Where it fails, it does so because it cannot understand what it’s regurgitating, and it regurgitates the wrong stolen images for the given prompt.

AI models are incapable of producing anything but purely derivative stolen works, and the (often unwillingly) contributors to their training dataset should be entitled to copyright protections that extend to the derivative works.

That’s true whether we’re discussing dall-e or GitHub copilot.


> The AI model can only regurgitate stolen mash-ups of other people’s work.

We all stand on the shoulders of giants. If you're very dismissive, I think it's easy to say the same about most artists. They're not genre-redefining, they carve out their niche that works (read: sells) for them.


The art that was trained on was all Creative Commons apparently, so perhaps artists should understand licenses first before giving their work a permissive license.

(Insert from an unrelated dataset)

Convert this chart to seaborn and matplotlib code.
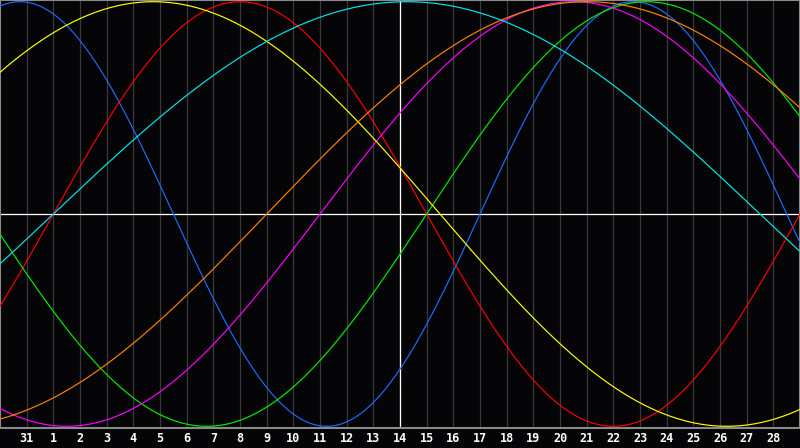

All CC licenses, other than the “CC0 public domain dedication”, require attribution, but CC themselves have taken what I’d consider to be an ass-backwards position on the matter:

> At CC, we believe that, as a matter of copyright law, the use of works to train AI should be considered non-infringing by default, assuming that access to the copyright works was lawful at the point of input.

https://creativecommons.org/2021/03/04/should-cc-licensed-co...


>backwards position

It's not backwards. It's the same as if a human artist studied it.

Backwards would be thinking that any creative work you make is a derivative work of many creative works that you've seen in the past which you aren't copying from.


> It's the same as if a human artist studied it.

It’s not a human artist, and it can only regurgitate mash-ups of work stolen from others.


Where is this said? I'm looking at the collection of artists this site is happily offering to rip off (https://twitter.com/arvalis/status/1558632898336501761/photo...) and there's a lot of people with long careers making copyrighted work. I really can't imagine finding a ton of CC work by Bernie Wrightson or Wayne Barlowe or Brom or Junji Ito, for instance.